— START DATA LINES —
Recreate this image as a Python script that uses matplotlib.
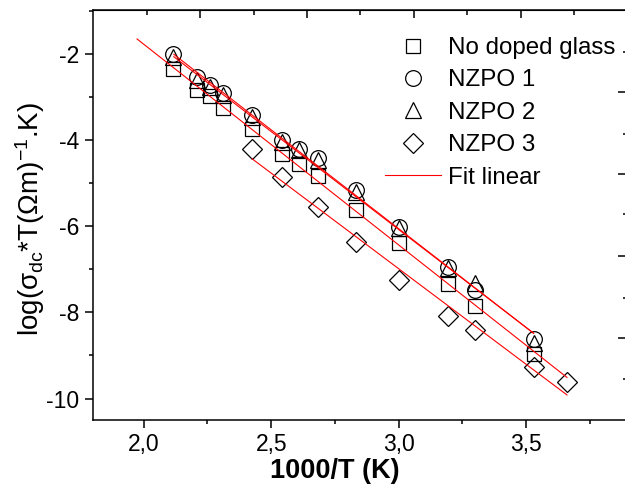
import numpy as np
import matplotlib
matplotlib.use('Agg')
import matplotlib.pyplot as plt
from matplotlib.ticker import FuncFormatter, MultipleLocator

plt.rcParams['font.family'] = ['Liberation Sans', 'DejaVu Sans']
plt.rcParams['mathtext.fontset'] = 'custom'
plt.rcParams['mathtext.rm'] = 'Liberation Sans'
plt.rcParams['mathtext.it'] = 'Liberation Sans'
plt.rcParams['mathtext.bf'] = 'Liberation Sans:bold'
plt.rcParams['axes.unicode_minus'] = False

# data: x = 1000/T
x_all = [2.115, 2.209, 2.262, 2.311, 2.425, 2.543, 2.608, 2.684, 2.834, 3.003, 3.192, 3.298, 3.529]
y_nodoped = [-2.33, -2.84, -2.98, -3.25, -3.73, -4.31, -4.56, -4.83, -5.61, -6.38, -7.35, -7.86, -8.97]
y_nzpo1 = [-2.00, -2.53, -2.72, -2.91, -3.42, -4.00, -4.19, -4.42, -5.15, -6.01, -6.94, -7.47, -8.61]
y_nzpo2 = [-2.06, -2.60, -2.76, -2.95, -3.46, -4.04, -4.23, -4.46, -5.20, -6.03, -6.97, -7.31, -8.72]
x_nzpo3 = [2.425, 2.543, 2.684, 2.834, 3.003, 3.192, 3.298, 3.529, 3.660]
y_nzpo3 = [-4.21, -4.85, -5.56, -6.36, -7.25, -8.08, -8.41, -9.27, -9.61]

# x span of each fitted line
fit_span_nodoped = [1.974, 3.660]
fit_span_nzpo1 = [2.118, 3.529]
fit_span_nzpo2 = [2.118, 3.529]
fit_span_nzpo3 = [2.425, 3.660]

# ticks on the top / right frame (no labels)
top_major = [2.222, 2.641, 3.059, 3.478]
top_minor = [2.013, 2.431, 2.850, 3.268, 3.686]
right_major = [-2.876, -4.772, -6.693, -8.598]
right_minor = [-1.947, -3.842, -5.701, -7.653, -9.558]

fig = plt.figure(figsize=(6.25, 4.97), dpi=100)
ax = fig.add_axes([0.1483, 0.1549, 0.8568, 0.825])

mk = dict(linestyle='none', markerfacecolor='none', markeredgecolor='black', markeredgewidth=0.9)
ax.plot(x_all, y_nodoped, marker='s', markersize=9.6, label='No doped glass', **mk)
ax.plot(x_all, y_nzpo1, marker='o', markersize=11.3, label='NZPO 1', **mk)
ax.plot(x_all, y_nzpo2, marker='^', markersize=12, label='NZPO 2', **mk)
ax.plot(x_nzpo3, y_nzpo3, marker='D', markersize=10.3, label='NZPO 3', **mk)

# linear fits
fits = [(x_all, y_nodoped, fit_span_nodoped),
        (x_all, y_nzpo1, fit_span_nzpo1),
        (x_all, y_nzpo2, fit_span_nzpo2),
        (x_nzpo3, y_nzpo3, fit_span_nzpo3)]
for i, (xs, ys, span) in enumerate(fits):
    p = np.polyfit(xs, ys, 1)
    xx = np.array(span)
    ax.plot(xx, np.polyval(p, xx), color='red', lw=0.8,
            label='Fit linear' if i == 0 else None)

ax.set_xlim(1.8, 3.9)
ax.set_ylim(-10.5, -0.97)
ax.xaxis.set_major_locator(MultipleLocator(0.5))
ax.xaxis.set_minor_locator(MultipleLocator(0.25))
ax.yaxis.set_major_locator(MultipleLocator(2))
ax.yaxis.set_minor_locator(MultipleLocator(1))
ax.xaxis.set_major_formatter(FuncFormatter(lambda v, pos: ('%.1f' % v).replace('.', ',')))
ax.yaxis.set_major_formatter(FuncFormatter(lambda v, pos: '%d' % v))
ax.tick_params(which='major', direction='out', length=6, width=1.1, labelsize=16.5, top=False, right=False)
ax.tick_params(which='minor', direction='out', length=3, width=1.1, top=False, right=False)
for s in ax.spines.values():
    s.set_linewidth(1.1)

sec_x = ax.secondary_xaxis('top')
sec_x.set_xticks(top_major)
sec_x.set_xticks(top_minor, minor=True)
sec_x.tick_params(which='major', direction='in', length=6, width=1.1, labeltop=False)
sec_x.tick_params(which='minor', direction='in', length=3.5, width=1.1)
sec_y = ax.secondary_yaxis('right')
sec_y.set_yticks(right_major)
sec_y.set_yticks(right_minor, minor=True)
sec_y.tick_params(which='major', direction='in', length=7, width=1.1, labelright=False)
sec_y.tick_params(which='minor', direction='in', length=3.5, width=1.1)

ax.set_xlabel('1000/T (K)', fontsize=19.5, fontweight='bold')
ax.xaxis.set_label_coords(0.452, -0.092)
ax.set_ylabel(r'log($\mathregular{\sigma_{dc}}$*T($\mathregular{\Omega}$m)$\mathregular{^{-1}}$.K)', fontsize=20)
ax.yaxis.set_label_coords(-0.085, 0.49)

ax.legend(loc='upper left', bbox_to_anchor=(385 / 625, 1 - 37 / 497), bbox_transform=fig.transFigure,
          frameon=False, fontsize=17.4, handlelength=2.3, handletextpad=0.3,
          labelspacing=0.43, borderpad=0, borderaxespad=0)

fig.savefig('out.png', dpi=100)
— END DATA LINES —
DIRECTION: Please extract exactly the lines of the data, from the first through the line containing "plt.rcParams['axes.unicode_minus'] = False", and add no pictures to the copy.

SOLUTION:
Recreate this image as a Python script that uses matplotlib.
import numpy as np
import matplotlib
matplotlib.use('Agg')
import matplotlib.pyplot as plt
from matplotlib.ticker import FuncFormatter, MultipleLocator

plt.rcParams['font.family'] = ['Liberation Sans', 'DejaVu Sans']
plt.rcParams['mathtext.fontset'] = 'custom'
plt.rcParams['mathtext.rm'] = 'Liberation Sans'
plt.rcParams['mathtext.it'] = 'Liberation Sans'
plt.rcParams['mathtext.bf'] = 'Liberation Sans:bold'
plt.rcParams['axes.unicode_minus'] = False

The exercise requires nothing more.